Book Review: The Time Machine - Smart, Short, and Slightly Frustrating

PS - Contains Spoilers..!!

I finally picked up The Time Machine by H.G. Wells, and let me start by saying I have a love-hate relationship with it. Let me explain.

This is one of those classics that’s always thrown around in “books you must read before you die” lists. And now that I’ve read it, I get why… mostly.

So what’s the book about?

A scientist simply called “The Time Traveller” (because names are apparently optional in sci-fi from the 1800s) builds a machine that lets him travel through time. And where does he go? Thousands of years into the future, expecting some utopia or maybe something wild like flying cars, teleportation, or a Starbucks on Mars.

But nope.

Instead, he finds a future that’s… simple. A little too simple.

Humans have evolved (or maybe devolved?) into two different species: the peaceful, almost childlike Eloi who live above ground and seem to have everything they need — food, shelter, and zero stress — and the creepy Morlocks, who live underground and… well, let’s say they don’t have the best intentions.
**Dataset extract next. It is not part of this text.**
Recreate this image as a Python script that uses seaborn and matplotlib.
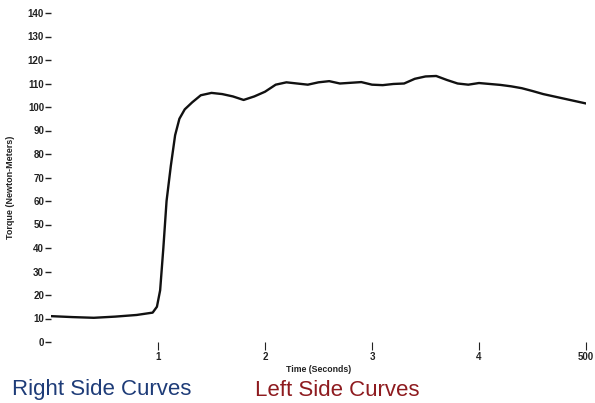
import numpy as np
import pandas as pd
import matplotlib
matplotlib.use("Agg")
import matplotlib.pyplot as plt
import seaborn as sns

# torque curve
time_s = [0.0, 0.2, 0.4, 0.6, 0.8, 0.95, 0.99, 1.02, 1.05, 1.08, 1.12, 1.16,
          1.20, 1.25, 1.32, 1.40, 1.50, 1.60, 1.70, 1.80, 1.90, 2.00, 2.10,
          2.20, 2.30, 2.40, 2.50, 2.60, 2.70, 2.80, 2.90, 3.00, 3.10, 3.20,
          3.30, 3.40, 3.50, 3.60, 3.70, 3.80, 3.90, 4.00, 4.10, 4.20, 4.30,
          4.40, 4.50, 4.60, 4.70, 4.80, 4.90, 5.00]
torque = [11, 10.6, 10.3, 10.8, 11.5, 12.5, 15, 22, 40, 60, 75, 88,
          95, 99, 102, 105, 106, 105.5, 104.5, 103, 104.5, 106.5, 109.5,
          110.5, 110, 109.5, 110.5, 111, 110, 110.3, 110.6, 109.5, 109.3, 109.8,
          110, 112, 113, 113.2, 111.5, 110, 109.5, 110.2, 109.8, 109.4, 108.8,
          108, 106.8, 105.5, 104.5, 103.5, 102.5, 101.5]

y_ticks = list(range(0, 141, 10))
x_ticks = [1, 2, 3, 4, 5]
x_tick_labels = ["1", "2", "3", "4", "500"]

df = pd.DataFrame({"time": time_s, "torque": torque})

sns.set_style("white")
plt.rcParams["font.family"] = ["Liberation Sans", "DejaVu Sans"]

fig = plt.figure(figsize=(5.95, 4.03), dpi=100)
ax = fig.add_axes([51 / 595, 1 - 342 / 403, 535 / 595, 329 / 403])

sns.lineplot(data=df, x="time", y="torque", ax=ax, color="#111111", linewidth=1.7)

ax.set_xlim(0, 5)
ax.set_ylim(0, 140)
for s in ax.spines.values():
    s.set_visible(False)

ax.set_yticks(y_ticks)
ax.set_yticklabels([str(v) for v in y_ticks], fontsize=7, fontweight="bold", color="#222222")
ax.set_xticks(x_ticks)
ax.set_xticklabels(x_tick_labels, fontsize=7, fontweight="bold", color="#222222")
ax.tick_params(axis="y", direction="out", length=4, width=1, pad=1, colors="#222222", left=True)
ax.tick_params(axis="x", direction="out", length=6, width=0.8, pad=1, colors="#222222", bottom=True)
ax.get_xticklabels()[-1].set_clip_on(False)

ax.set_xlabel("Time (Seconds)", fontsize=6.3, fontweight="bold", color="#222222")
ax.xaxis.set_label_coords(0.5, -0.07)
ax.set_ylabel("Torque (Newton-Meters)", fontsize=6.5, fontweight="bold", color="#222222")
ax.yaxis.set_label_coords(-0.068, 0.47)

fig.text(12 / 595, 1 - 390 / 403, "Right Side Curves", fontsize=16,
         color="#1e3c78", va="center", ha="left")
fig.text(255 / 595, 1 - 390 / 403, "Left Side Curves", fontsize=16,
         color="#8e1b1f", va="center", ha="left")

fig.savefig("out.png", dpi=100, facecolor="white")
And this contrast? That’s where the book shines. It doesn’t throw big tech jargon or wild interstellar theories at you. Instead, it paints a subtle, eerie picture of what “having it all” could look like. On the surface, the Eloi seem to live in a perfect world. But as the Time Traveller digs deeper (literally), he realises there’s a whole dark ecosystem running in the shadows.

That twist made me pause and think.

But… (and this is where the frustration kicks in)

The Time Traveller just —.

Yup. After telling his wild story, he hops back on the machine for “one more trip”, and Wells leaves us hanging there. No closure. He leaves us longing for more. For probably A Sequel or … I will leave you to imagine and research.

Or just read the book - Buy it here

As someone who likes closure (and characters who don’t just ghost their own stories), this kind of annoyed me.

But there’s one quote from the book that stuck with me:

We all have our time machines, don’t we. Those that take us back are memories… And those that carry us forward, are dreams.

H.G. Wells

Beautiful, right?

It’s a small reminder that we don’t need machines to time travel — we already do it every day.

So, should you read it?

Yes, if you want to read a short, clever book that doesn’t pretend to predict the future with shiny objects but rather questions what progress looks like. No, if you’re hoping for an action-packed, tied-up-with-a-bow ending.

It’s weird, it’s smart, and it will leave you thinking about class, society, comfort, and how sometimes… perfection isn’t all it seems.

But if you’re like me and like stories that finish, brace yourself.